We will smash the 2020 Kyoto obligations. We will absolutely smash them, on the latest numbers from the department, by 367 million tonnes. We announced only a few weeks ago how we'll reach the remaining 328 million tonnes we need to achieve for the time period between 2020 and 2030, and we'll achieve that through the $3½ billion Climate Solutions Fund, including the energy efficiency initiatives worth over 50 million tonnes, and of course the Emissions Reduction Fund, with $2 billion committed, which will deliver 102 million tonnes of abatement.

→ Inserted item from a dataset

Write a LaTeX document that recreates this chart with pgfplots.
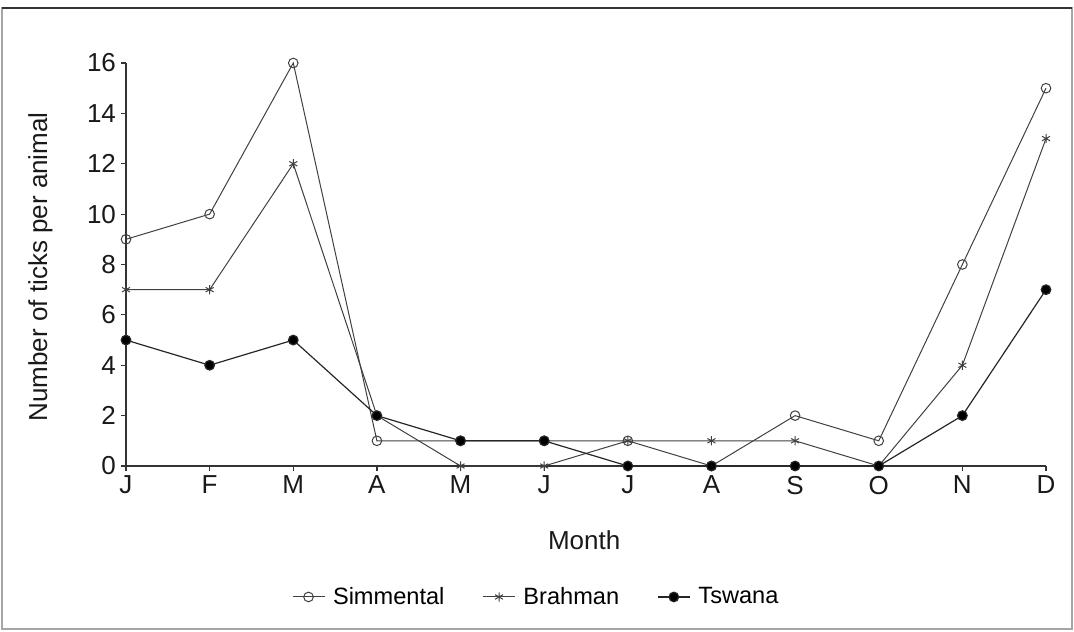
\documentclass[border=0pt]{standalone}
\usepackage{pgfplots}
\pgfplotsset{compat=1.18}
\usepackage{fontspec}
\setmainfont{Liberation Sans}
\begin{document}
\begin{tikzpicture}
\useasboundingbox (-63pt,-82.5pt) rectangle (474pt,233pt);
\begin{axis}[
  at={(0,0)}, anchor=south west,
  scale only axis, width=460pt, height=201.5pt,
  xmin=0, xmax=11, ymin=0, ymax=16,
  axis lines*=left,
  axis line style={black!80, line width=0.6pt},
  xtick={0,...,11},
  xticklabels={J,F,M,A,M,J,J,A,S,O,N,D},
  ytick={0,2,...,16},
  tick align=outside,
  major tick length=2.5pt,
  tick style={black!80, line width=0.6pt},
  /pgf/number format/assume math mode=true,
  ticklabel style={font=\fontsize{13}{15}\selectfont, text=black!90},
  yticklabel style={xshift=1pt},
  xticklabel style={yshift=1pt},
  xlabel={Month},
  ylabel={Number of ticks per animal},
  label style={font=\fontsize{13}{15}\selectfont, text=black!90},
  xlabel style={at={(axis description cs:0.498,-0.184)}, anchor=center},
  ylabel style={at={(axis description cs:-0.093,0.494)}, anchor=center, rotate=0},
  clip=false,
  legend columns=3,
  legend style={draw=none, fill=none, at={(0.447,-0.325)}, anchor=center,
    font=\fontsize{11.8}{14}\selectfont,
    /tikz/every even column/.append style={column sep=17pt},
    /tikz/every odd column/.append style={column sep=2pt}},
  legend image code/.code={\draw[#1] (0pt,0pt) -- (8pt,0pt) plot coordinates {(8pt,0pt)} -- (16pt,0pt);},
]
\addplot[black!75, line width=0.5pt, mark=o, mark size=2.4pt, mark options={fill=white, line width=0.5pt}]
  coordinates {(0,9) (1,10) (2,16) (3,1) (4,1) (5,1) (6,1) (7,0) (8,2) (9,1) (10,8) (11,15)};
\addlegendentry{Simmental}
\addplot[black!75, line width=0.5pt, mark=asterisk, mark size=2.3pt, mark options={line width=0.5pt}]
  coordinates {(0,7) (1,7) (2,12) (3,2) (4,0) (5,0) (6,1) (7,1) (8,1) (9,0) (10,4) (11,13)};
\addlegendentry{Brahman}
\addplot[black!85, line width=0.6pt, mark=*, mark size=2.4pt, mark options={fill=black}]
  coordinates {(0,5) (1,4) (2,5) (3,2) (4,1) (5,1) (6,0) (7,0) (8,0) (9,0) (10,2) (11,7)};
\addlegendentry{Tswana}
\end{axis}
\draw[black!35, line width=0.8pt] (-62pt,-81.5pt) rectangle (473pt,229pt);
\draw[black!80, line width=1.2pt] (-62pt,229pt) -- (473pt,229pt);
\end{tikzpicture}
\end{document}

Those opposite announced yesterday not a plan but a tax. They refused to outline the costs of their tax. They want to send your dollars offshore—carbon credits for Kazakhstan! They want to tell you what sort of car you can drive. They want to tell farmers what they can do with their land. And they want to bring back the Rudd-Gillard carbon tax. We stand for Snowy 2.0; those opposite stand for carbon tax 2.0.

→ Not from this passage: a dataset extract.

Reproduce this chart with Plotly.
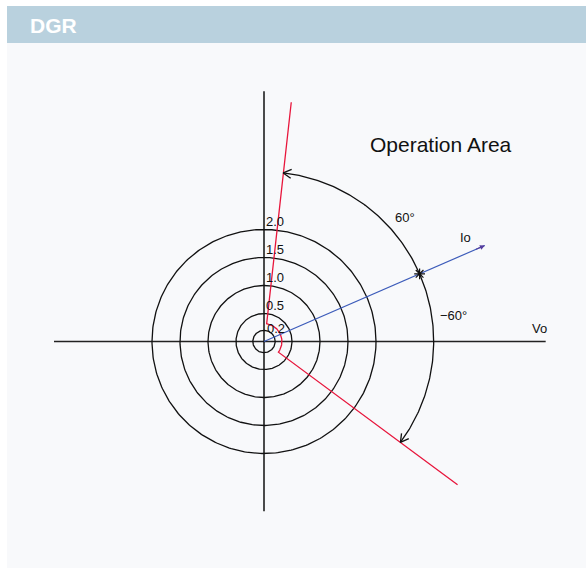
import numpy as np
import plotly.graph_objects as go

# ---------------- data ----------------
ring_radii = [0.2, 0.5, 1.0, 1.5, 2.0]
ring_labels = ["0.2", "0.5", "1.0", "1.5", "2.0"]
io_angle_deg = 23.5          # angle of Io relative to Vo
io_magnitude = 4.3
boundary_offset_deg = 60     # operation area = Io angle +/- 60 deg
boundary_inner_radius = 0.32
boundary_length = 4.3
operation_arc_radius = 3.03
angle_labels = ["60°", "−60°"]
axis_x_extent = [-3.75, 5.03]
axis_y_extent = [-3.03, 4.47]
title_text = "DGR"
area_text = "Operation Area"
vector_labels = ["Io", "Vo"]

# ---------------- layout constants ----------------
W, H = 586, 568
ML, MT = 7, 43
PX = 56.0                     # pixels per unit
OX, OY = 264.0, 341.5         # origin in figure pixels
PW, PH = W - ML, H - MT


def p2d(px, py):
    """figure pixel -> data coordinates"""
    return (px - OX) / PX, (OY - py) / PX


FONT = "Liberation Sans, Arial, sans-serif"
RED = "#e8163c"
BLUE = "#3d5cba"

fig = go.Figure()

# axes lines
fig.add_trace(go.Scatter(x=axis_x_extent, y=[0, 0], mode="lines",
                         line=dict(color="#222", width=1.5), hoverinfo="skip"))
fig.add_trace(go.Scatter(x=[0, 0], y=axis_y_extent, mode="lines",
                         line=dict(color="#111", width=1.5), hoverinfo="skip"))

# rings
t = np.linspace(0, 2 * np.pi, 361)
for r in ring_radii:
    fig.add_trace(go.Scatter(x=r * np.cos(t), y=r * np.sin(t), mode="lines",
                             line=dict(color="#111", width=1.3), hoverinfo="skip"))

# boundary (red)
a_up = np.radians(io_angle_deg + boundary_offset_deg)
a_dn = np.radians(io_angle_deg - boundary_offset_deg)
ang = np.linspace(a_up, a_dn, 60)
bx = np.concatenate([[boundary_length * np.cos(a_up)],
                     boundary_inner_radius * np.cos(ang),
                     [boundary_length * np.cos(a_dn)]])
by = np.concatenate([[boundary_length * np.sin(a_up)],
                     boundary_inner_radius * np.sin(ang),
                     [boundary_length * np.sin(a_dn)]])
fig.add_trace(go.Scatter(x=bx, y=by, mode="lines",
                         line=dict(color=RED, width=1.3), hoverinfo="skip"))

# Io vector (blue)
a_io = np.radians(io_angle_deg)
fig.add_trace(go.Scatter(x=[0, io_magnitude * np.cos(a_io)],
                         y=[0, io_magnitude * np.sin(a_io)], mode="lines",
                         line=dict(color=BLUE, width=1.2), hoverinfo="skip"))

# operation arc with arrows
arc = np.linspace(a_dn, a_up, 200)
R = operation_arc_radius
fig.add_trace(go.Scatter(x=R * np.cos(arc), y=R * np.sin(arc), mode="lines",
                         line=dict(color="#111", width=1.3), hoverinfo="skip"))
L, Wd = 8 / PX, 4.5 / PX
for a, sgn in [(a_up, 1), (a_dn, -1)]:
    tip = np.array([R * np.cos(a), R * np.sin(a)])
    d = sgn * np.array([-np.sin(a), np.cos(a)])
    n = np.array([-d[1], d[0]])
    w1 = tip - L * d + Wd * n
    w2 = tip - L * d - Wd * n
    fig.add_trace(go.Scatter(x=[w1[0], tip[0], w2[0]], y=[w1[1], tip[1], w2[1]],
                             mode="lines", line=dict(color="#111", width=1.3),
                             hoverinfo="skip"))

# intersection marker
fig.add_trace(go.Scatter(x=[R * np.cos(a_io)], y=[R * np.sin(a_io)], mode="markers",
                         marker=dict(symbol="asterisk-open", size=9, color="#111",
                                     line=dict(color="#111", width=1.2)),
                         hoverinfo="skip"))

annotations = []
# Io arrowhead
tipx, tipy = io_magnitude * np.cos(a_io), io_magnitude * np.sin(a_io)
annotations.append(dict(x=tipx, y=tipy, ax=tipx - 0.2 * np.cos(a_io),
                        ay=tipy - 0.2 * np.sin(a_io), xref="x", yref="y",
                        axref="x", ayref="y", text="", showarrow=True,
                        arrowhead=2, arrowsize=0.9, arrowwidth=1.1,
                        arrowcolor="#553d9e"))

# ring labels
for r, lab in zip(ring_radii, ring_labels):
    if r < 0.3:
        x, y = p2d(276, 328)
        yanchor = "middle"
    else:
        x = p2d(275, 0)[0]
        y = r
        yanchor = "bottom"
    annotations.append(dict(x=x, y=y, xref="x", yref="y", text=lab,
                            showarrow=False, xanchor="center", yanchor=yanchor,
                            font=dict(family=FONT, size=13, color="#111"),
                            yshift=-1 if yanchor == "bottom" else 0))

# other labels
for (px, py), txt, sz in [((405, 217), angle_labels[0], 13),
                          ((453, 315), angle_labels[1], 13),
                          ((465, 237), vector_labels[0], 13),
                          ((539, 328), vector_labels[1], 13),
                          ((441, 144), area_text, 21)]:
    x, y = p2d(px, py)
    annotations.append(dict(x=x, y=y, xref="x", yref="y", text=txt,
                            showarrow=False, xanchor="center", yanchor="middle",
                            font=dict(family=FONT, size=sz, color="#111")))

# header title
annotations.append(dict(x=(28 - ML) / PW, y=1 + (MT - 25) / PH,
                        xref="paper", yref="paper", text="<b>%s</b>" % title_text,
                        showarrow=False, xanchor="left", yanchor="middle",
                        font=dict(family=FONT, size=21, color="white")))

shapes = [dict(type="rect", xref="paper", yref="paper", x0=0, x1=1,
               y0=1, y1=1 + 37 / PH, fillcolor="#b9d1de",
               line=dict(width=0), layer="below")]

fig.update_layout(
    width=W, height=H,
    margin=dict(l=ML, r=0, t=MT, b=0, pad=0),
    paper_bgcolor="white", plot_bgcolor="#f8f9fb",
    showlegend=False,
    xaxis=dict(range=[-(OX - ML) / PX, (W - OX) / PX], visible=False,
               fixedrange=True),
    yaxis=dict(range=[-(H - OY) / PX, (OY - MT) / PX], visible=False,
               fixedrange=True),
    annotations=annotations, shapes=shapes,
)

fig.write_html("out.html",
               config={"displayModeBar": False, "staticPlot": True},
               post_script="document.body.style.margin='0';"
                           "document.body.style.overflow='hidden';")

Independent modelling by BAEconomics—an adviser to the Hawke-Keating governments and a contributor to three IPCC reports—shows that Labor's 45 per cent emissions reduction target will cost the economy $472 billion, will slash more than 336,000 jobs, particularly in the member for Shortland's electorate—that's where they'll go fastest—will cut the average wage of a worker by $9,000 and will increase wholesale electricity prices by more than 58 per cent. That's alongside increases in the price of cars, fuel, food and everything else that uses energy. The sad reality is that, when you want to whack a tax on energy, everything that has energy in it costs more. That is the reality: everything that has energy in it costs more.

The 2016 Centre for International Economics report, which looked at Labor's policies on the vehicle side, concluded that an average vehicle would increase in cost by up to $5,000. They're not explaining that to the Australian people, nor are they explaining what this means for the average Australian's car. A Toyota HiLux, the most popular vehicle in Australia—certainly in my electorate it is very popular, and I'm sure it's popular in the electorates of a number of people behind me—emits 200 to 240 grams per kilometre. What are we going to do? Are the tradies going to be driving Priuses? What's going to happen to the SUV? You would think that if you bought an electric vehicle you might get by, but it turns out—we did a bit of work on this earlier today—that a Tesla emits 178 grams per kilometre. So even a Tesla doesn't get there. So extraordinary is the shadow minister's policy that, when asked whether he was going to buy an electric car, he decided he wasn't going to answer the question. Well, he's quite right, because it's not going to reduce emissions. At 180 grams per kilometre, it's actually not going to help, but at least he understands that. He may, in the coming days before the election, fess up to the costs of your carbon tax, fess up to the costs of your policies and fess up to the impacts on the average Australian of your disastrous and absolutely inappropriate targets—the impacts they'll have on all of us.